Armed with degrees from some of the world's top universities, they are cutting their teeth in the corporate realm, under Mr Francis Yeoh's tutelage. But stepping up to take over the reins may be a long way off yet. For now, the energetic 58-year-old Mr Yeoh remains firmly at the head of the corporate table.
"My father is passionate and hardworking. He understands that the previous generations laboured to build the company from scratch, and remains committed to growing a successful company for future generations," says Ms Yeoh. To her, though, he is simply Dad, a "loving and thoughtful family man".
He has placed the next-generation Yeohs in bite-size businesses of the sprawling empire, so as not to overwhelm them but to allow them space to learn and shine in their areas of interest.

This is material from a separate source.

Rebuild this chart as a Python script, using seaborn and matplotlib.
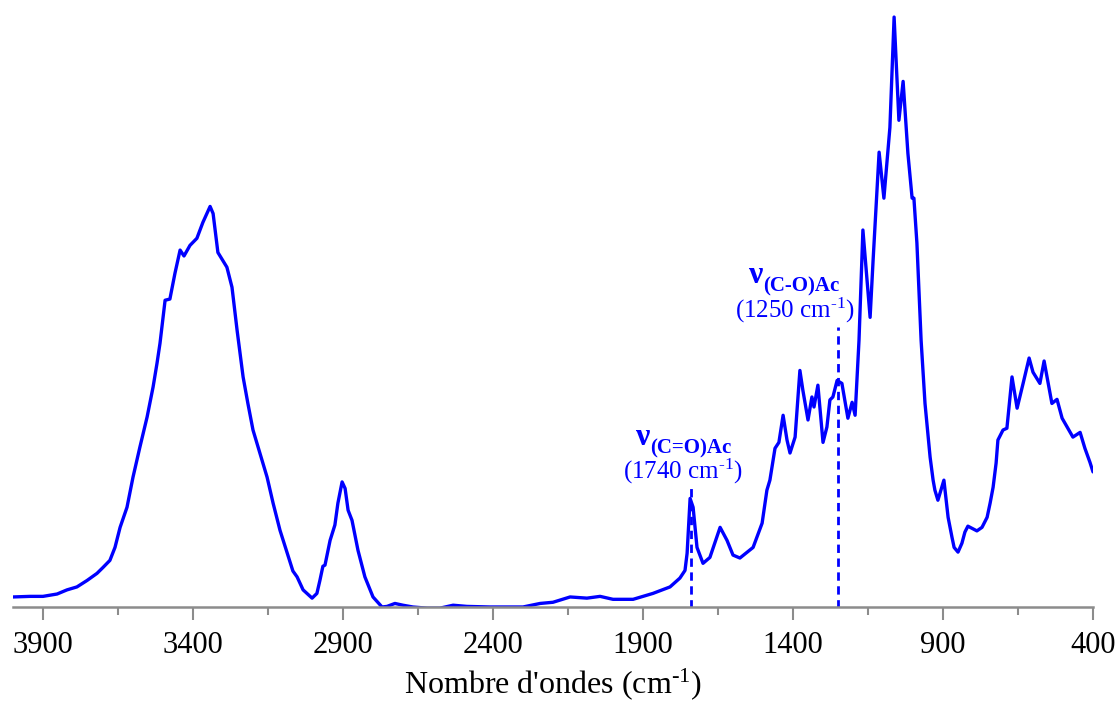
import numpy as np
import pandas as pd
import matplotlib
matplotlib.use("Agg")
import matplotlib.pyplot as plt
import seaborn as sns

# IR spectrum (wavenumber in cm-1, absorbance in a.u.)
wavenumber = [
    4000, 3943, 3900, 3853, 3820, 3787, 3753, 3720, 3700, 3677, 3660, 3643,
    3620, 3600, 3577, 3553, 3533, 3520, 3510, 3493, 3477, 3460, 3443, 3430,
    3410, 3387, 3367, 3343, 3333, 3317, 3287, 3270, 3253, 3243, 3233, 3217,
    3200, 3177, 3153, 3133, 3110, 3087, 3067, 3053, 3033, 3003, 2987, 2977,
    2967, 2960, 2943, 2927, 2917, 2903, 2893, 2883, 2870, 2850, 2827, 2800,
    2770, 2753, 2727, 2700, 2667, 2620, 2577, 2533, 2487, 2410, 2300, 2243,
    2200, 2143, 2087, 2043, 2000, 1933, 1867, 1810, 1777, 1760, 1753, 1743,
    1733, 1720, 1700, 1677, 1643, 1620, 1600, 1577, 1533, 1503, 1487, 1477,
    1460, 1447, 1433, 1420, 1410, 1393, 1377, 1367, 1350, 1337, 1330, 1317,
    1300, 1287, 1277, 1267, 1253, 1237, 1217, 1203, 1193, 1180, 1167, 1143,
    1133, 1113, 1097, 1077, 1063, 1047, 1033, 1017, 1003, 997, 987, 973,
    960, 943, 933, 927, 917, 897, 883, 870, 863, 850, 837, 827,
    817, 787, 770, 753, 743, 733, 723, 717, 700, 687, 670, 653,
    633, 613, 600, 577, 563, 537, 520, 503, 467, 443, 427, 410,
    400,
]
absorbance = [
    0.019, 0.020, 0.020, 0.024, 0.031, 0.036, 0.047, 0.059, 0.069, 0.081, 0.103, 0.137,
    0.171, 0.222, 0.273, 0.324, 0.375, 0.415, 0.449, 0.522, 0.524, 0.568, 0.607, 0.597,
    0.615, 0.627, 0.654, 0.681, 0.669, 0.603, 0.578, 0.544, 0.471, 0.432, 0.392, 0.347,
    0.302, 0.263, 0.222, 0.178, 0.132, 0.095, 0.063, 0.053, 0.031, 0.017, 0.025, 0.047,
    0.071, 0.073, 0.115, 0.141, 0.178, 0.214, 0.203, 0.166, 0.149, 0.098, 0.053, 0.019,
    0.002, 0.003, 0.008, 0.005, 0.002, 0.000, 0.000, 0.005, 0.003, 0.002, 0.002, 0.008,
    0.010, 0.019, 0.017, 0.020, 0.015, 0.015, 0.025, 0.036, 0.051, 0.064, 0.093, 0.186,
    0.171, 0.103, 0.076, 0.086, 0.137, 0.115, 0.090, 0.085, 0.103, 0.144, 0.200, 0.217,
    0.271, 0.281, 0.327, 0.285, 0.263, 0.290, 0.403, 0.369, 0.319, 0.358, 0.341, 0.378,
    0.281, 0.307, 0.353, 0.358, 0.386, 0.381, 0.322, 0.349, 0.327, 0.454, 0.641, 0.493,
    0.590, 0.773, 0.695, 0.815, 1.002, 0.827, 0.893, 0.771, 0.695, 0.695, 0.619, 0.454,
    0.347, 0.256, 0.217, 0.200, 0.183, 0.217, 0.154, 0.120, 0.103, 0.095, 0.110, 0.129,
    0.139, 0.131, 0.137, 0.154, 0.178, 0.205, 0.246, 0.285, 0.302, 0.305, 0.392, 0.339,
    0.381, 0.424, 0.400, 0.381, 0.419, 0.347, 0.354, 0.322, 0.290, 0.298, 0.271, 0.247,
    0.231,
]

# marked bands
band_pos = [1740, 1250]
band_top = [0.205, 0.476]
band_name = ["(C=O)Ac", "(C-O)Ac"]
nu_x = [1927, 1550]          # left edge of the nu symbol
sub_x = [1877, 1500]         # left edge of the subscript
nu_y = [0.276, 0.551]        # baseline of nu
sub_y = [0.263, 0.537]       # baseline of subscript
wn_x = [1768, 1395]          # centre of the "(xxxx cm-1)" line
wn_y = [0.220, 0.493]        # baseline of that line

df = pd.DataFrame({"wn": wavenumber, "A": absorbance})

sns.set_style("white")
plt.rcParams["font.family"] = ["Liberation Serif", "DejaVu Serif"]
plt.rcParams["mathtext.fontset"] = "custom"
plt.rcParams["mathtext.rm"] = "Liberation Serif"
plt.rcParams["mathtext.it"] = "Liberation Serif:italic"
plt.rcParams["mathtext.bf"] = "Liberation Serif:bold"

fig = plt.figure(figsize=(11.2, 7.04), dpi=100)
ax = fig.add_axes([0.0116, 0.1378, 0.9643, 0.848])

sns.lineplot(data=df, x="wn", y="A", color="#0000FF", linewidth=2.4, sort=False, ax=ax)
for line in ax.get_lines():
    line.set_solid_joinstyle("round")
    line.set_solid_capstyle("round")

blue = "#0000FF"
for i in range(len(band_pos)):
    ax.plot([band_pos[i], band_pos[i]], [0, band_top[i]], color=blue,
            linestyle=(0, (3, 2)), linewidth=2)
    ax.text(nu_x[i], nu_y[i], "ν", color=blue, fontsize=23, fontweight="bold",
            ha="left", va="baseline")
    ax.text(sub_x[i], sub_y[i], band_name[i], color=blue, fontsize=15, fontweight="bold",
            ha="left", va="baseline")
    ax.text(wn_x[i], wn_y[i], r"(%d cm$^{\text{-1}}$)" % band_pos[i], color=blue,
            fontsize=18, ha="center", va="baseline")

ax.set_xlim(4000, 400)
ax.set_ylim(0.002, 1.014)
ax.set_xticks(np.arange(3900, 399, -500))
ax.set_xticks(np.arange(3650, 399, -500), minor=True)
ax.set_yticks([])
ax.tick_params(axis="x", which="major", length=9, width=1.5, color="#8c8c8c",
               labelsize=22, labelcolor="black", pad=8, bottom=True)
ax.tick_params(axis="x", which="minor", length=6, width=1.5, color="#8c8c8c", bottom=True)
for s in ["top", "left", "right"]:
    ax.spines[s].set_visible(False)
ax.spines["bottom"].set_color("#8c8c8c")
ax.spines["bottom"].set_linewidth(1.8)
ax.set_xlabel(r"Nombre d'ondes (cm$^{\text{-1}}$)", fontsize=23, color="black", labelpad=5)
ax.set_ylabel("")

fig.savefig("out.png", dpi=100)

"Most of us choose to work for the company because we believe in the values," says Ms Yeoh, whose tasks at YTL, which largely involve its sustainability efforts, reflect her father's strategy for grooming the successor generation.
"Even though my responsibility involves sustainability, environmental protection and conservation, it is all-encompassing," she says. "Being in a family business is is more than just a job to me. It is a responsibility - and with roots in construction."
SPRAWLING BUSINESS EMPIRE
- One of the leading conglomerates in Malaysia involved in infrastructure, cement, real estate, leisure, technology, telecommunications and power
- From a single listed entity back in 1985, the company today has four listed businesses with a combined market value of US$11 billion (S$13.4billion)
- Founded by Mr Yeoh Tiong Lay in 1955; transformed and grown under the stewardship of his eldest son, Mr Francis Yeoh, who took over executive reins in 1988
- The sprawling business empire derives around 70 per cent of its revenue from overseas business
- In Singapore, the group owns Power Seraya and Starhill Global Reit, as well as key landmarks in Orchard Road - Ngee Ann City and Wisma Atria
- In the late 1990s, Mr Francis Yeoh mooted a plan for a high-speed rail project to halve travel time between Kuala Lumpur and Singapore to two hours. The project is still under consideration.